BEGIN Given information

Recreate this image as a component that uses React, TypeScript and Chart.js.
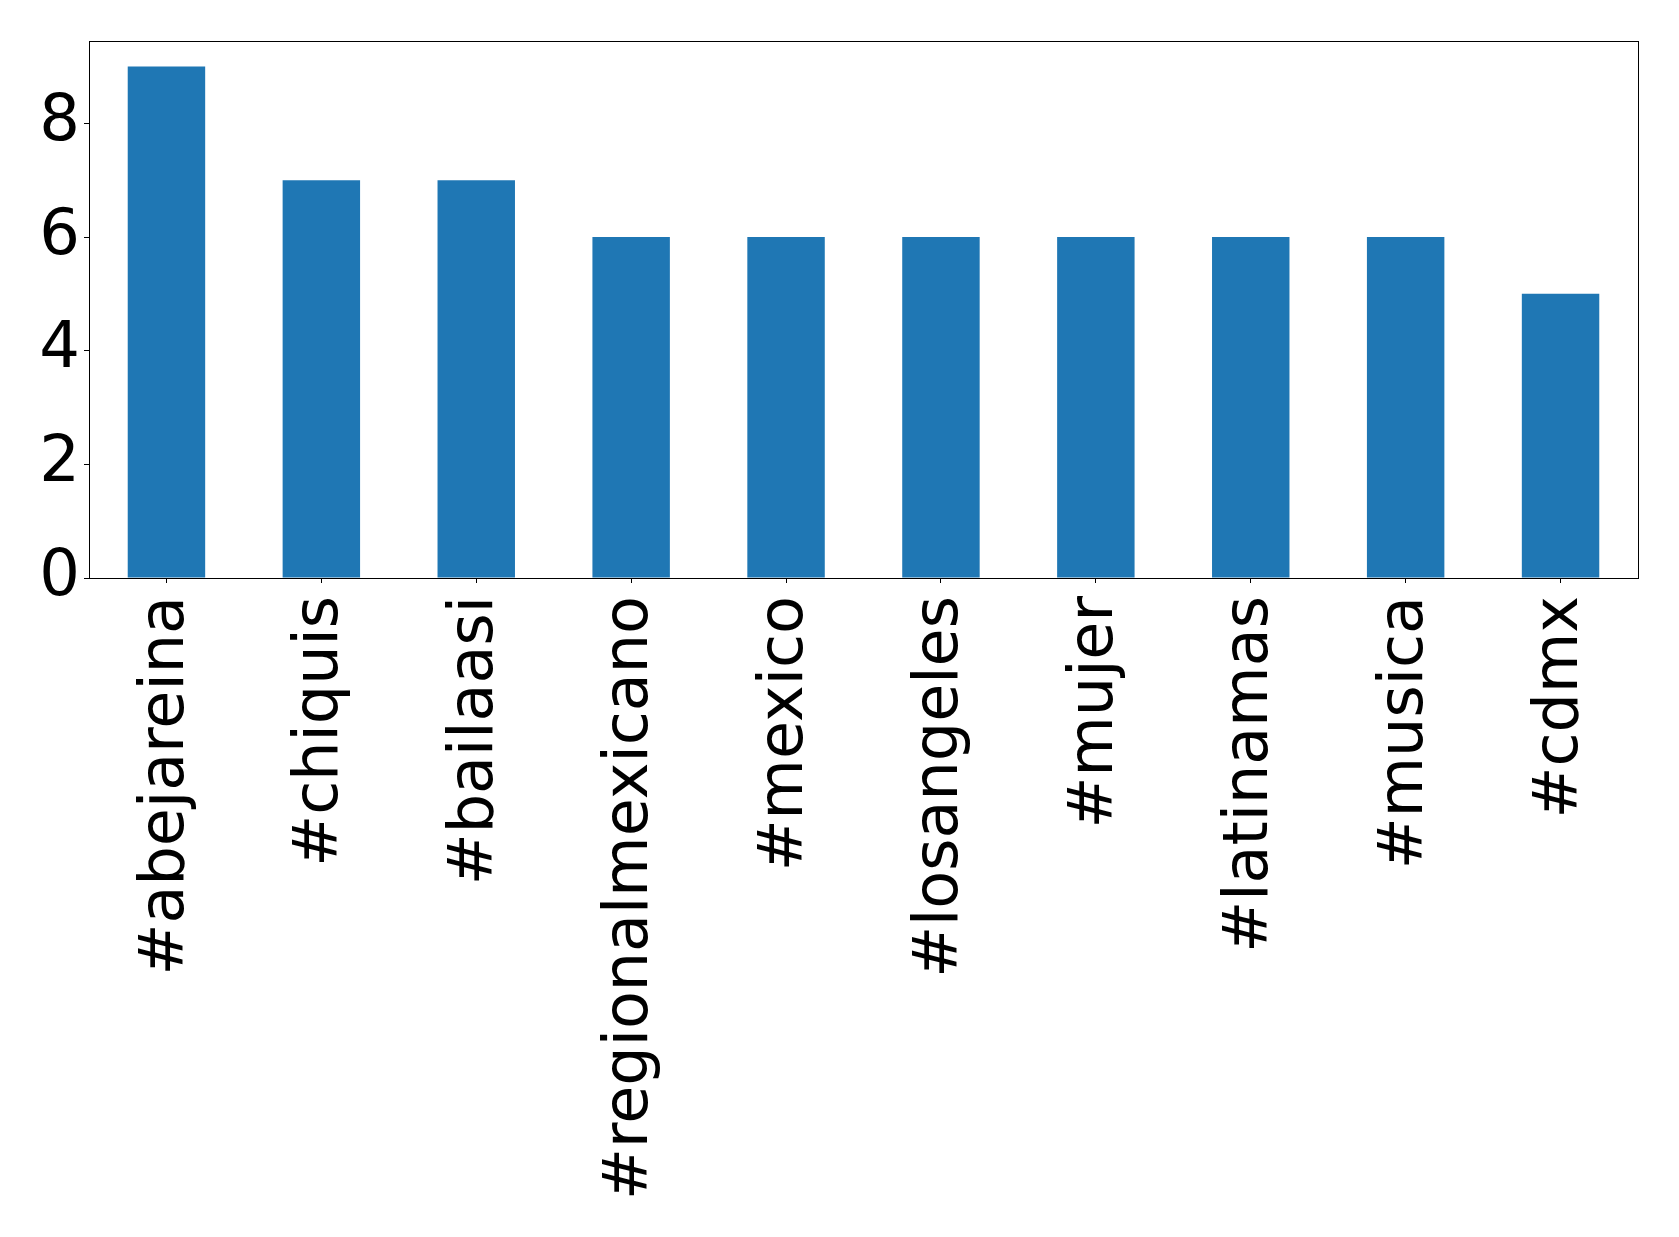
import React, { useEffect, useRef } from "react";
import { Chart, registerables } from "chart.js";

Chart.register(...registerables);

const categories = [
  "#abejareina",
  "#chiquis",
  "#bailaasi",
  "#regionalmexicano",
  "#mexico",
  "#losangeles",
  "#mujer",
  "#latinamas",
  "#musica",
  "#cdmx",
];
const counts = [9, 7, 7, 6, 6, 6, 6, 6, 6, 5];
const yTicks = [0, 2, 4, 6, 8];
const yMax = 9.45;

const framePlugin = {
  id: "frame",
  afterDraw(chart: any) {
    const { ctx, chartArea } = chart;
    ctx.save();
    ctx.strokeStyle = "#000";
    ctx.lineWidth = 1;
    ctx.strokeRect(
      Math.round(chartArea.left) + 0.5,
      Math.round(chartArea.top) + 0.5,
      Math.round(chartArea.right - chartArea.left),
      Math.round(chartArea.bottom - chartArea.top)
    );
    ctx.restore();
  },
};

export default function App() {
  const ref = useRef<HTMLCanvasElement | null>(null);
  useEffect(() => {
    if (!ref.current) return;
    const xFont = { family: "'DejaVu Sans'", size: 62 };
    const yFont = { family: "'DejaVu Sans'", size: 64 };
    const chart = new Chart(ref.current, {
      type: "bar",
      data: {
        labels: categories,
        datasets: [
          {
            data: counts,
            backgroundColor: "#1f77b4",
            borderWidth: 0,
            categoryPercentage: 1,
            barPercentage: 0.5,
          },
        ],
      },
      options: {
        responsive: false,
        animation: false,
        layout: { padding: { top: 41, right: 41, left: 0, bottom: 0 } },
        plugins: { legend: { display: false }, tooltip: { enabled: false } },
        scales: {
          x: {
            grid: {
              offset: false,
              drawOnChartArea: false,
              drawTicks: true,
              tickLength: 5,
              color: "#000",
            },
            border: { color: "#000", width: 1 },
            ticks: {
              color: "#000",
              font: xFont,
              minRotation: 90,
              maxRotation: 90,
              autoSkip: false,
              padding: 13,
            },
            afterFit(scale: any) {
              scale.height = 659;
              scale.paddingLeft = 0;
              scale.paddingRight = 0;
            },
          },
          y: {
            min: 0,
            max: yMax,
            grid: {
              drawOnChartArea: false,
              drawTicks: true,
              tickLength: 5,
              color: "#000",
            },
            border: { color: "#000", width: 1 },
            ticks: { color: "#000", font: yFont, padding: 4 },
            afterBuildTicks(scale: any) {
              scale.ticks = yTicks.map((v) => ({ value: v }));
            },
            afterFit(scale: any) {
              scale.width = 89;
              scale.paddingTop = 0;
              scale.paddingBottom = 0;
            },
          },
        },
      },
      plugins: [framePlugin],
    });
    return () => chart.destroy();
  }, []);
  return (
    <div style={{ position: "absolute", left: 0, top: 0, width: 1679, height: 1237, background: "#fff" }}>
      <canvas ref={ref} width={1679} height={1237} />
    </div>
  );
}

END Given information

▸ **Stated task**
Count the lines above that contain the word "React", and give only that number.

▸ **Response to the task**
2